Corruption Is Inevitable: Lobbyists And The Drug War

They say the road to hell is often paved with good intentions and it is often government that assumes the responsibility to solve problems that cannot ever be solved indefinitely. One problem that is often overlooked with the implementation of highly state centralized programs and policy is the problem of corruption.

There are several types of corruption that exist in government, and I don’t mean in “lesser developed” far away places. This outrage happens right within our backyards.

The quietest form of corruption is happening as we speak. The concentration of special interest groups and lobbyists existing in Washington, Ottawa, and London are currently advocating for policies that would worsen most people’s lives. The current system functions in a manner in which policy makers are under the influence of special interest.

 The abysmal War on Drugs is a prime example of this phenomenon. The implementation of the Drug War has done nothing but promote racism and racial profiling, increase the debt/state expenditure, and kept drugs in the hands of the dangerous. This is not even mentioning the fact that the program did not even come close to accomplishing what it initially intended to do. Drugs are in the hands of the dangerous, the cartel is making billions of dollars, and young adults and minors are often ruining their lives because they turn to dealing to make money (even if they don’t use the drugs themselves.)
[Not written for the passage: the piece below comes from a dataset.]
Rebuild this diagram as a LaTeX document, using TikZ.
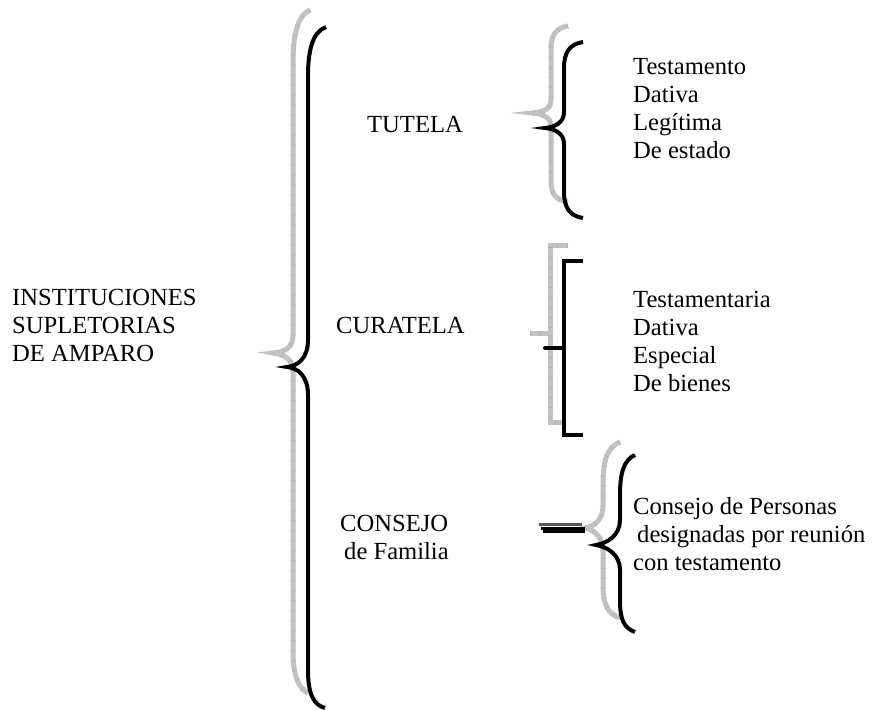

What is incomprehensible is that tobacco and alcohol are very harmful substances on its own yet there is no (major) lobby or special interest group in politics heavily advocating against these drugs. Caffeine is, in some ways, more harmful than marijuana, but large corporations that sell caffeine by the crater are receiving cheques and handouts from the government, while marijuana users are being jailed and their money grayed out of the economy. The Marijuana Policy Project estimates the generation of $10-$14 billion dollars of revenue through sale and tax of marijuana if decriminalized; it is clearly in the best interest of the state, if it operated as a business, to decriminalize, yet little has been done.

Food is also a problem, and the government solution often comes at the hands of special interest and lobbyists. The ubiquitously hated Monsanto Corporation, which ironically and recently put the word “sustainable” in its company slogan, is a powerhouse in the market and in government. Not only is the company accumulating trillions on its own, Monsanto also receives a lot of benefits from government thanks to its friends in the capital and their influences on policy. The Farmer Assurance Provision bill, known throughout the blogosphere as the “Monsanto Protection Act”, though not as disgusting as bloggers make it seem to be, is an indication of market corruption because this one company (and its wealthy friends/cohorts) reaps the benefits off the backs the smaller and independent farmers.

The Food and Drug administration (FDA) is a good organization to have for society, but who can take anything it says seriously when they have an embarrassing track record of listing pizza as a vegetable, having most of its administration ex-employees from big corporations who coincidentally have lots of money and lobbyists in Washington, and a history of censorship.

Food and drugs are only simple examples demonstrating the state’s incompetence of solving what is incapable of doing so, yet insists on doing so anyways. Lobbyists and special interest groups use governments power for its own benefit with the public none the wiser. The cost for maintaining the drug war is not only increasing but the benefit is practically non-existent. America used to be an industry of farming, now agricultural land only belongs to a handful of people. (Though it isn’t necessarily government that responsible for this but it did contribute.)

The only way drugs can be wiped out from society is through stricter and heavier breaches of individual privacy and civil liberty. Americans, at least people who hold the Constitution as the figurative foundation for the country and what it stands for, would never support such a policy if freedom is what needs to be sacrificed.